16 de Agosto de 2006
Si alguien tiene dudas en torno al potencial de proyección del conflicto del Medio Oriente hacia América Latina, allí están para absolverlas la relación especial establecida entre los presidentes de Venezuela e Irán.
En efecto, el señor Hugo Chávez en reciente visita a su colega iraní Mahmoud Ahmadinejad acaba de compartir con él odios antimperialistas y antisemitas. Es más, éstos han sido condimentados con deseos mutuos de que “lluevan rayos” sobre Estados Unidos e Israel. En tanto esta nueva versión del Apocalipsis se realiza en épocas de apogeo terrorista, aquélla puede entenderse como un estímulo abierto a los grupos que emplean esos medios no convencionales de lucha. Es más, extralimitando el ámbito de la fraternidad bolivariana, el presidente Chávez ha avalado, literalmente de la mano de Ahmadinejad, la política iraní de desarrollo nuclear. Y lo ha hecho con la intención de que esa política se propale al resto de los países de la OPEP justo cuando el Consejo de Seguridad de la ONU ha reclamado formalmente a Irán que ponga fin a su programa nuclear y acepte la supervigilancia de la Organización Internacional de Energía Atómica que sospecha que el programa iraní no tiene sólo fines pacíficos.
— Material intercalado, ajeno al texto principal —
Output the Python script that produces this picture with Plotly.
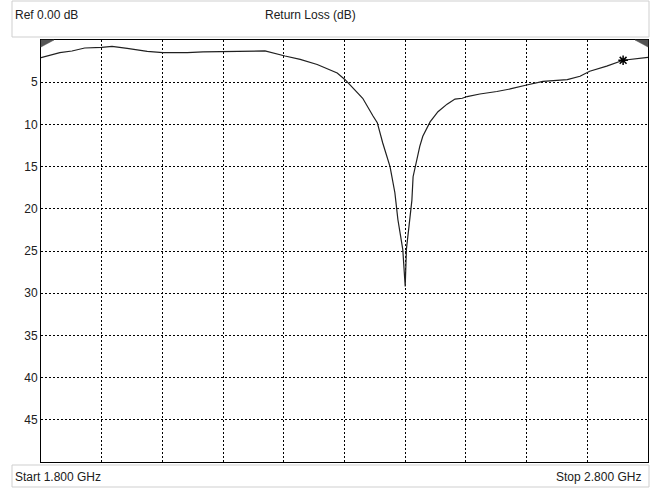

De esta manera, los Estados suramericanos que insisten en fundamentar su política exterior en la supuesta ventaja geopolítica que otorga la lejanía de los principales centros de conflicto tendrían que revertir sus premisas: a través de la alianza venezolano-iraní, el presidente Chávez está atrayendo a Suramérica el principal conflicto regional del mundo (el del Medio Oriente) que, como lo sostiene la ONU, altera la paz y la estabilidad mundiales. Y lo hace tan hostilmente como lo realizó en 1960 la Cuba castrista en relación con la Unión Soviética. Aunque con una notoria diferencia estratégica. En efecto, mientras que Castro, buscó después de 1959, el amparo de la superpotencia comunista al punto de convertirse en detonante de una inminente guerra nuclear (la crisis de los misiles de 1962 que felizmente se desactivó), Chávez ha llevado su apoyo a Irán, como pretende hacerlo con Corea del Norte, en una gira que busca la construcción de una alianza anti-occidental de amplio espectro. Su herramienta es el poder petrolero transformado en promotor de la proliferación nuclear y de conflictos regionales como instrumento de cambio del sistema internacional y de promoción de potencias emergentes antisistémicas.
Para ello Chávez requiere de la filiación castrista de manera que ésta sustente su legitimidad y proyección ideológicas. Es evidente que con ese objetivo el presidente venezolano se ha mostrado en La Habana como heredero, mentor o par del dictador cubano dependiendo de la interpretación que merezca esa visita. Ésta, por lo demás, ha mostrado que aún sin Castro, una versión del castrismo estará vigente en Suramérica. Si éste ya tiene una dimensión formal (la alianza cubano-venezolana), ahora querrá adquirir una dimensión más permeablemente bolivariana e internacionalista si cabe. Es posible que, al respecto, la vía de la diplomacia de los petrodólares y de los cooperantes sea sólo uno de sus instrumentos. Por lo demás, a la luz del “nuevo pensamiento estratégico” chavista, el vínculo de Venezuela con las potencias afiliadas al radicalismo islámico y al radicalismo comunista sólo puede interpretarse como un intento de crear un suerte de Guerra Fría extremadamente inestable, militarista y beligerante en Suramérica y el mundo. Es evidente que este planteamiento parece extravagante. Y lo es… pero el señor Chávez cree en él y desea aplicarlo. En consecuencia, los miembros del sistema interamericano, de la apresurada Comunidad Suramericana de Naciones y del Mercosur no pueden seguir considerando la relación con Venezuela sólo como un vínculo “integracionista” o constructor de la “patria grande” que hay que saber administrar aceptando el tutelaje del “padre Bolívar” (como opinan algunos miembros del gobierno) o absorbiéndolo (como ingenuamente buscan los socios del Mercosur).
Si Chávez desea traer a Suramérica la beligerancia del castrismo y del fundamentalismo islámico, es legítimo que las democracias representativas de nuestra región planteen una enérgica respuesta política y estratégica (la contención es una alternativa) a la megalomanía chavista. En ese contexto, brindar apoyo para que Venezuela forme parte del Consejo de Seguridad (como lo han hecho los miembros del Mercosur) constituye una extraordinaria imprudencia.